MF: ”F*ck each and every one of you. Go get a truck, and pull me down, NOW!”
CR: ”Alright, alright, but just because you have such a small dick and I feel sorry for you.”
Colossal Redneck pulled his battered old Chevy pickup around and backed it up to the pile of rocks, intending to pull the SUV backwards and down. He grabbed a tow strap out of his toolbox, hooked one end to a clevis on his rear bumper, and handed the other end to Mr. Ferrari.
CR: ”Hook it to a tow hook or somethin’ solid. I ain’t gonna do it for ya’.”
Mr. Ferrari grumbled, hooked the strap under his new toy, and gave Colossal Redneck the go-ahead. Colossal Redneck idled forward to put tension on the strap, and gave a tug. We heard a creak, the Land Rover slid backwards an inch, and then unleashed a huge bang and crunch as the Chevy lurched forward a few feet. On the other end of the tow strap was Mr. Ferrari’s exhaust system, which like an idiot, he had attached the strap to. In the process of being forcibly removed from the car, the exhaust caught on the rear bumper, which was now hanging on by a thread.
By now, our laughter had gotten to the point where it was beginning to hurt, which was only amplified when Colossal Redneck walked back to see the damage and started cackling his stupid redneck laugh. Still stuck on the rocks was the LR3, only with exhaust having landed about ten feet away. Mr. Ferrari was livid.
MF: ”What the F#CK!? That thing has only 50 miles on it, and you destroyed it!”
Practically having a fit from all the laughter, Colossal Redneck gasped out,
”I know! And… the worst part is… you still have… a tiny dick!”

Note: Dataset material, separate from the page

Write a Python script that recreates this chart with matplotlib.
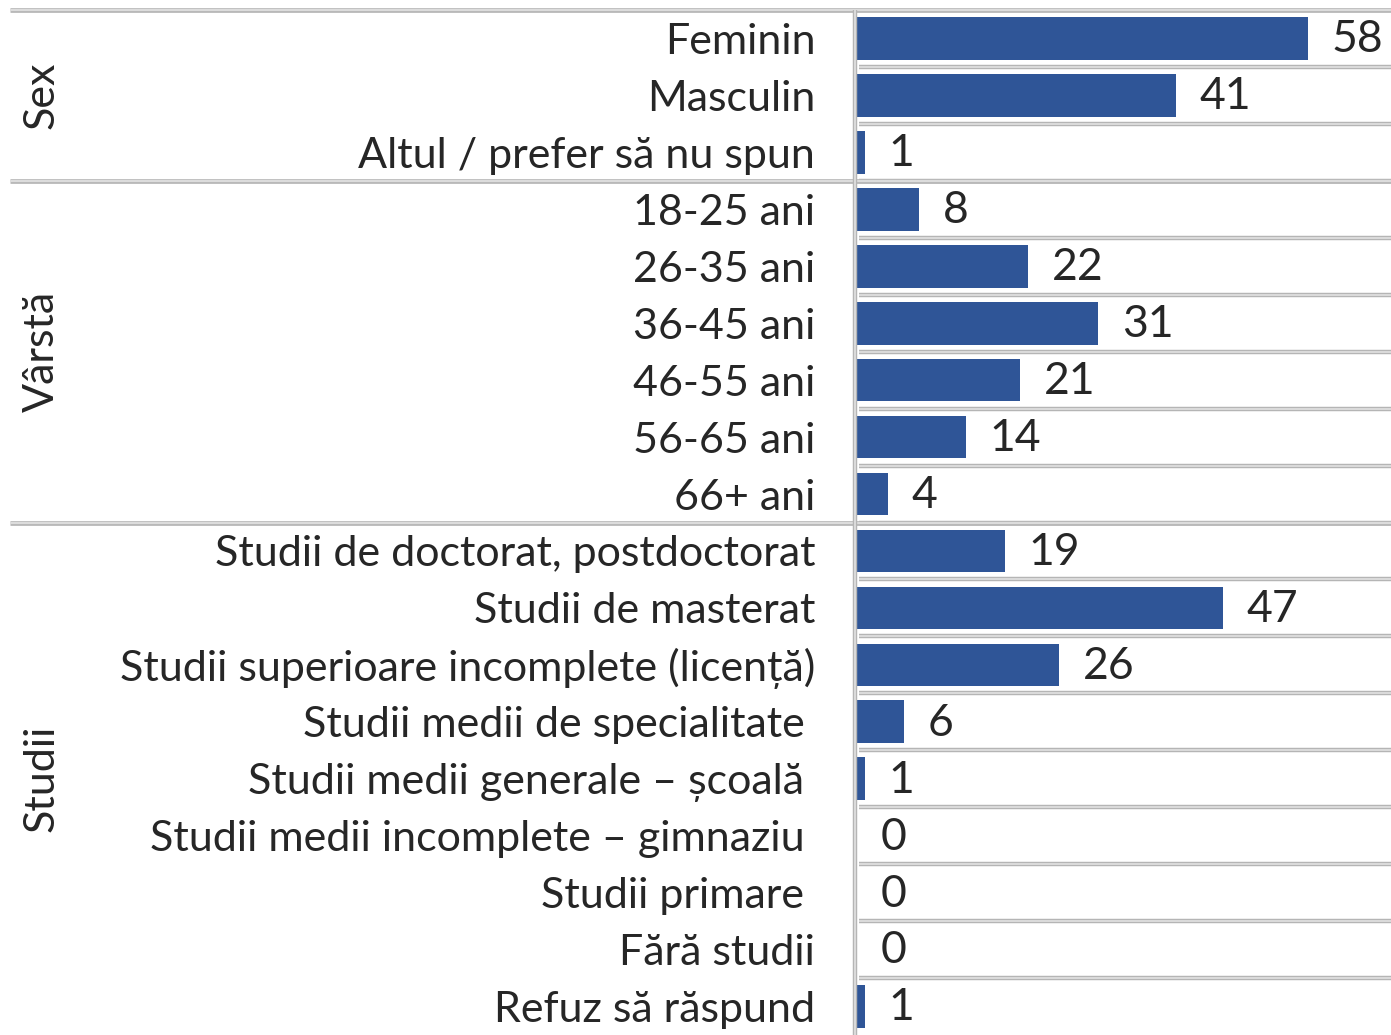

We left Mr. Ferrari’s new car up on the mound for a couple more hours before we eventually winched it down. Aside from the bumper and the exhaust, he had munched a rocker panel pretty badly when it got stuck. He refused to have us do the repair work, and as far as I know, he never drove it into work again. We hung the fugitive tailpipe on the wall above the door to the service bay for all to see.